From letter published in the Missouri Whig , Palmyra ca December, 1849

The following letter, says the Hannibal Journal, from a young friend of ours (whose signature is at the bottom) to his mother in Ralls county, will doubtless be read with interest; and those who know him will rely upon the correctness of his statements.

YULA RIVER DIGGINGS,

Sept. 2d, 1849

Dear and Respected Mother:-- I take this most favorable opportunity to write to you a few lines to let you know how I am getting along in the mines. We here worked eight days in the mines and made about $700: there is five of us which is $140 apiece. That is doing tolerably well. Some of the boys have made more than that, and some less. Two of the men made about $400 in four days---that is the best work I know of. We have not moved south yet, on account of the sickness, but we expect to go in eight or ten days. Henry Hawkins and Thomas Hildreth started yesterday to look out a place for us to work, and as soon as they come back, we will start, as the place we have stopped at is no mine at all, compared with some in this country, we merely stopped here to recruit our cattle awhile, so we could sell them when we go to the city, and buy mules. A wagon and oxen does a man no good in this country, as he can only drive it two ways---one is back to the States, and the other is towards Sacramento City. The country is one continued mountain, so far as I have seen it. It is not fit for anything else than gold mines, and there is a plenty of that here. I think they can work here all winter, at the dry diggings---they cannot work there only in the rainy season. There is a good deal of difference in what is called dry and wet diggings. In the dry diggings, the gold is found in larger lumps than the wet; and you can only work the dry in the rainy season. The wet diggings are the banks and beds of the rivers and bars, so that they cannot be worked when the water is high, and you have to work all the year round. As to the gold giving out, it is a mistake . I do not think the mines can be washed out in a century, To prove this you may go to the top of the highest mountain, and take up a handful of dust, and rub it in your hands, and blow the dust out. you will have some small particles of gold in it; and the old miners say that the same holes they work out this fall, will do to dig again this spring. The gold washes down from the mountains in the rainy season, and the high waters fill up the holes, so that they are as good in the spring, as sthey were when they were first worked. That settles the question in my mind. I think that if uncle Will and brother Sam were here now, we could make $30,000 by this time next fall, and stand a chance of making $50,000.

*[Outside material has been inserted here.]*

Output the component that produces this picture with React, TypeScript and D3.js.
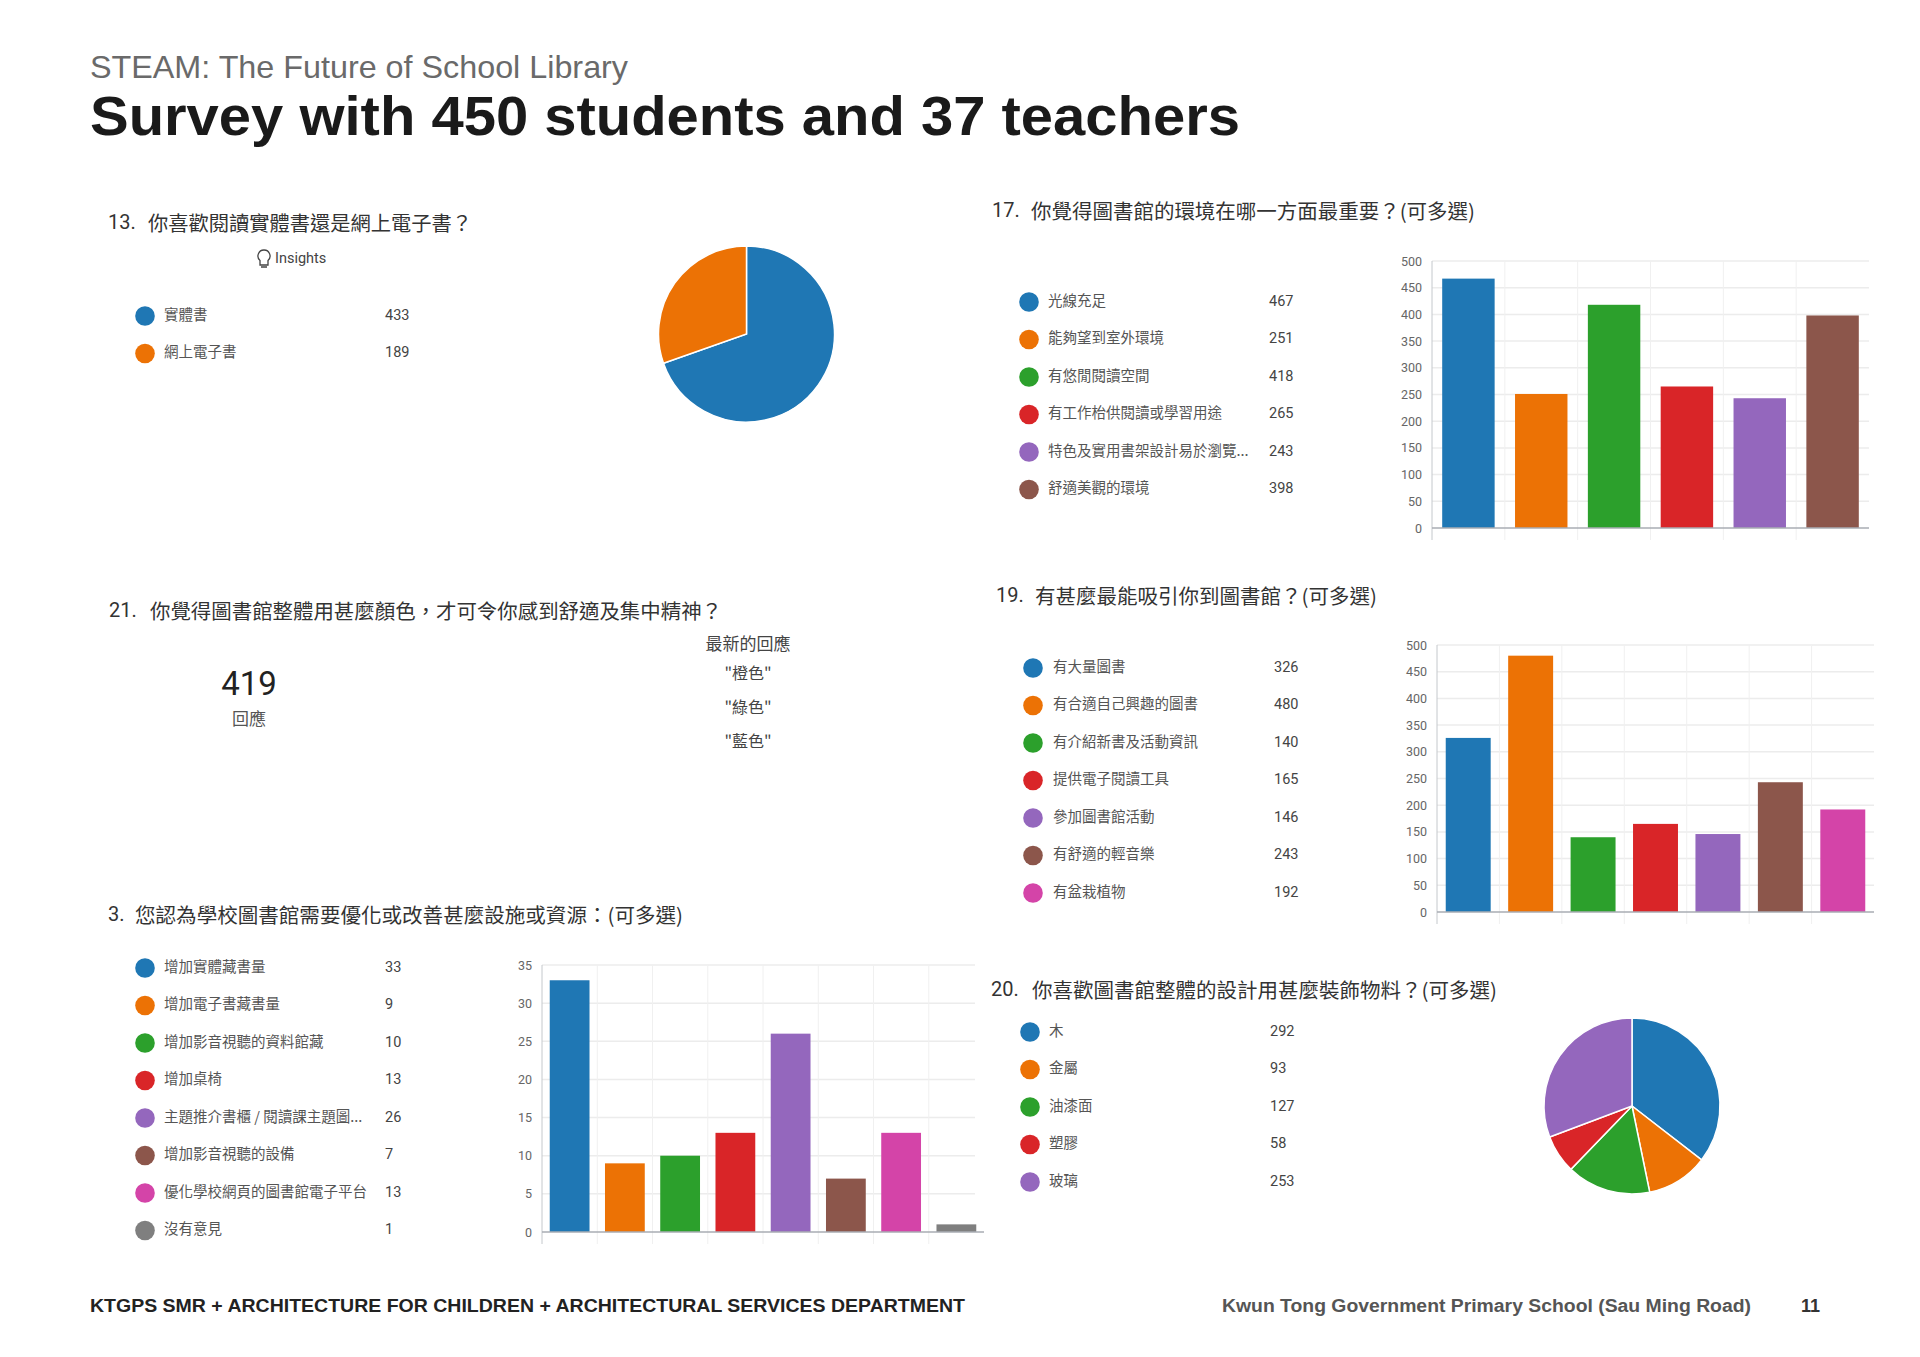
import React from "react";
import * as d3 from "d3";

const COLORS = ["#1f77b4", "#ec7205", "#2ca02c", "#d92528", "#9467bd", "#8c564b", "#d444a8", "#7f7f7f"];
const CJK = "'Noto Sans CJK TC','Noto Sans CJK SC',sans-serif";
const SANS = "'Liberation Sans',Arial,sans-serif";

const q13Labels = ["實體書", "網上電子書"];
const q13Values = [433, 189];
const q17Labels = ["光線充足", "能夠望到室外環境", "有悠閒閱讀空間", "有工作枱供閱讀或學習用途", "特色及實用書架設計易於瀏覽...", "舒適美觀的環境"];
const q17Values = [467, 251, 418, 265, 243, 398];
const q19Labels = ["有大量圖書", "有合適自己興趣的圖書", "有介紹新書及活動資訊", "提供電子閱讀工具", "參加圖書館活動", "有舒適的輕音樂", "有盆栽植物"];
const q19Values = [326, 480, 140, 165, 146, 243, 192];
const q3Labels = ["增加實體藏書量", "增加電子書藏書量", "增加影音視聽的資料館藏", "增加桌椅", "主題推介書櫃 / 閱讀課主題圖...", "增加影音視聽的設備", "優化學校網頁的圖書館電子平台", "沒有意見"];
const q3Values = [33, 9, 10, 13, 26, 7, 13, 1];
const q20Labels = ["木", "金屬", "油漆面", "塑膠", "玻璃"];
const q20Values = [292, 93, 127, 58, 253];
const latestAnswers = ["\"橙色\"", "\"綠色\"", "\"藍色\""];

function Title({ n, x, tx, y, end, children }: any) {
  return (
    <g fontSize={20} fill="#333">
      <text x={x} y={y} dominantBaseline="central" fontFamily="Roboto,sans-serif">{n}</text>
      <text x={tx} y={y} dominantBaseline="central" fontFamily={CJK}
        textLength={end - tx} lengthAdjust="spacingAndGlyphs">{children}</text>
    </g>
  );
}

function Legend({ labels, values, cx, top, textX, valueX }: any) {
  return (
    <g>
      {labels.map((l: string, i: number) => {
        const y = top + i * 37.5;
        return (
          <g key={l}>
            <circle cx={cx} cy={y} r={9.8} fill={COLORS[i]} />
            <text x={textX} y={y - 3} dominantBaseline="central" fontFamily={CJK} fontSize={14.5} fill="#555">{l}</text>
            <text x={valueX} y={y - 1} dominantBaseline="central" fontFamily="Roboto,sans-serif" fontSize={14.5} fill="#444">{values[i]}</text>
          </g>
        );
      })}
    </g>
  );
}

function Bars({ values, x0, x1, y0, y1, max, step, gridEnd }: any) {
  const x = d3.scaleBand<number>().domain(values.map((_: number, i: number) => i)).range([x0, x1]).paddingInner(0.28).paddingOuter(0.14);
  const y = d3.scaleLinear().domain([0, max]).range([y0, y1]);
  const ticks = d3.range(0, max + step, step);
  const end = gridEnd ?? x1;
  const vert = d3.range(0, values.length).map((i) => x0 + (i * (x1 - x0)) / values.length);
  return (
    <g>
      {ticks.map((t: number) => (
        <g key={t}>
          {t > 0 && <line x1={x0} x2={end} y1={y(t)} y2={y(t)} stroke="#ececec" strokeWidth={1.5} />}
          <text x={x0 - 10} y={y(t)} textAnchor="end" dominantBaseline="central" fontFamily="Roboto,sans-serif" fontSize={12.5} fill="#666">{t}</text>
        </g>
      ))}
      {vert.map((v: number, i: number) => (
        <line key={i} x1={v} x2={v} y1={y1} y2={y0 + 12} stroke={i === 0 ? "#c4c8cc" : "#f0f0f0"} strokeWidth={1} />
      ))}
      {values.map((v: number, i: number) => (
        <rect key={i} x={x(i)} y={y(v)} width={x.bandwidth()} height={y0 - y(v)} fill={COLORS[i]} />
      ))}
      <line x1={x0} x2={x1} y1={y0} y2={y0} stroke="#a9adb3" strokeWidth={1.5} />
    </g>
  );
}

function Pie({ values, cx, cy, r }: any) {
  const arcs = d3.pie<number>().sort(null)(values);
  const arc = d3.arc<d3.PieArcDatum<number>>().innerRadius(0).outerRadius(r);
  return (
    <g transform={`translate(${cx},${cy})`}>
      {arcs.map((a, i) => (
        <path key={i} d={arc(a) as string} fill={COLORS[i]} stroke="#fff" strokeWidth={1.5} />
      ))}
    </g>
  );
}

export default function App() {
  return (
    <svg width={1920} height={1357} style={{ position: "absolute", left: 0, top: 0, background: "#fff" }}>
      <text x={90} y={78} fontFamily={SANS} fontSize={32} fill="#6a6a6a" textLength={538} lengthAdjust="spacingAndGlyphs">STEAM: The Future of School Library</text>
      <text x={90} y={135} fontFamily={SANS} fontSize={56} fontWeight={700} fill="#1a1a1a" textLength={1150} lengthAdjust="spacingAndGlyphs">Survey with 450 students and 37 teachers</text>

      <Title n="13." x={108} tx={148} y={222} end={472}>你喜歡閱讀實體書還是網上電子書？</Title>
      <path d="M264 250a6 6 0 0 1 4 10.5v4.5h-8v-4.5a6 6 0 0 1 4-10.5z M261 267h6" fill="none" stroke="#444" strokeWidth={1.3} />
      <text x={275} y={258} dominantBaseline="central" fontFamily="Roboto,sans-serif" fontSize={14.5} fill="#444">Insights</text>
      <Legend labels={q13Labels} values={q13Values} cx={145} top={316} textX={164} valueX={385} />
      <Pie values={q13Values} cx={746.5} cy={334} r={88} />

      <Title n="17." x={992} tx={1031} y={210} end={1475}>你覺得圖書館的環境在哪一方面最重要？(可多選)</Title>
      <Legend labels={q17Labels} values={q17Values} cx={1029} top={302} textX={1048} valueX={1269} />
      <Bars values={q17Values} x0={1432} x1={1869} y0={528} y1={261} max={500} step={50} />

      <Title n="21." x={109} tx={150} y={610} end={722}>你覺得圖書館整體用甚麼顏色，才可令你感到舒適及集中精神？</Title>
      <text x={249} y={683} textAnchor="middle" dominantBaseline="central" fontFamily="Roboto,sans-serif" fontSize={33} fill="#222">419</text>
      <text x={249} y={717} textAnchor="middle" dominantBaseline="central" fontFamily={CJK} fontSize={17} fill="#555">回應</text>
      <text x={748} y={642} textAnchor="middle" dominantBaseline="central" fontFamily={CJK} fontSize={17} fill="#444">最新的回應</text>
      {latestAnswers.map((s, i) => (
        <text key={s} x={748} y={672 + i * 34} textAnchor="middle" dominantBaseline="central" fontFamily={CJK} fontSize={16} fill="#444">{s}</text>
      ))}

      <Title n="19." x={996} tx={1035} y={595} end={1377}>有甚麼最能吸引你到圖書館？(可多選)</Title>
      <Legend labels={q19Labels} values={q19Values} cx={1033} top={668} textX={1053} valueX={1274} />
      <Bars values={q19Values} x0={1437} x1={1874} y0={912} y1={645} max={500} step={50} />

      <Title n="3." x={108} tx={135} y={914} end={683}>您認為學校圖書館需要優化或改善甚麼設施或資源：(可多選)</Title>
      <Legend labels={q3Labels} values={q3Values} cx={145} top={968} textX={164} valueX={385} />
      <Bars values={q3Values} x0={542} x1={984} y0={1232} y1={965} max={35} step={5} gridEnd={975} />

      <Title n="20." x={991} tx={1032} y={989} end={1497}>你喜歡圖書館整體的設計用甚麼裝飾物料？(可多選)</Title>
      <Legend labels={q20Labels} values={q20Values} cx={1030} top={1032} textX={1049} valueX={1270} />
      <Pie values={q20Values} cx={1632} cy={1106} r={88} />

      <text x={90} y={1312} fontFamily={SANS} fontSize={18} fontWeight={700} fill="#222" textLength={875} lengthAdjust="spacingAndGlyphs">KTGPS SMR + ARCHITECTURE FOR CHILDREN + ARCHITECTURAL SERVICES DEPARTMENT</text>
      <text x={1222} y={1312} fontFamily={SANS} fontSize={18} fontWeight={700} fill="#555" textLength={529} lengthAdjust="spacingAndGlyphs">Kwun Tong Government  Primary School (Sau Ming Road)</text>
      <text x={1801} y={1312} fontFamily={SANS} fontSize={18} fontWeight={700} fill="#333">11</text>
    </svg>
  );
}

Dr. Redman, one of the leading men in our State, was at our camp a day or two ago. He has been in the mines sometime. He says that no man that has been here five or six months but what has made 4 or $5,000, and some $30,000, and he says also, if a man works here a year, and takes care of his money, he will make 10 or $15,000. If that is the case, I will be able to send you home this fall $1,000. If I have no bad luck, and I have a good opportunity, I will send you some certain. I am glad I came the overland route, as I will know how to take care of my money, as I know something of the hardships I had to undergo to get it, but I would not advise any of my friends to come that route, but if they should I will write and give them my experience and all the information that I possess. If I was in the States I would start about the first of December, and get here about the first of February, and set to work about the middle of the month. I do not know when I will be at home. If I have good luck I may start some time next fall, and probably not for two years. I do not want to leave this country, until I get enough to satisfy me. I send you a small scale of gold--you can have a tooth plugged with it. We are all well at present. The miners in this part of the country have pretty good health generally, and the reason it is so sickly south is, that the men who came by water have the diarrhea, but those who come the the overland route are healthier than those who come by water. I saw the Hannibal boys a few days ago; some of them are doing well. Bill Coons, William Curts, Tub Ayres, and Bill Briggs, sold their wagon and team for $1,000, but they spent it all at Sacramento City. Bill Coons told me that he saw a man named Sunderland, who started from Hannibal last winter, and came by water. He started with Cook Campbell, and they came to Panama together. Sunderland and some others engaged passage in one vessel, and Campbell in another. Both ships were to start at the same time, but they did not get off together. Sunderland has been to California for some time. The other ship they have never heard of. They suppose she was wrecked at sea, and lost all her passengers. I give you the story as I got it; the truth of it I do not vouch for.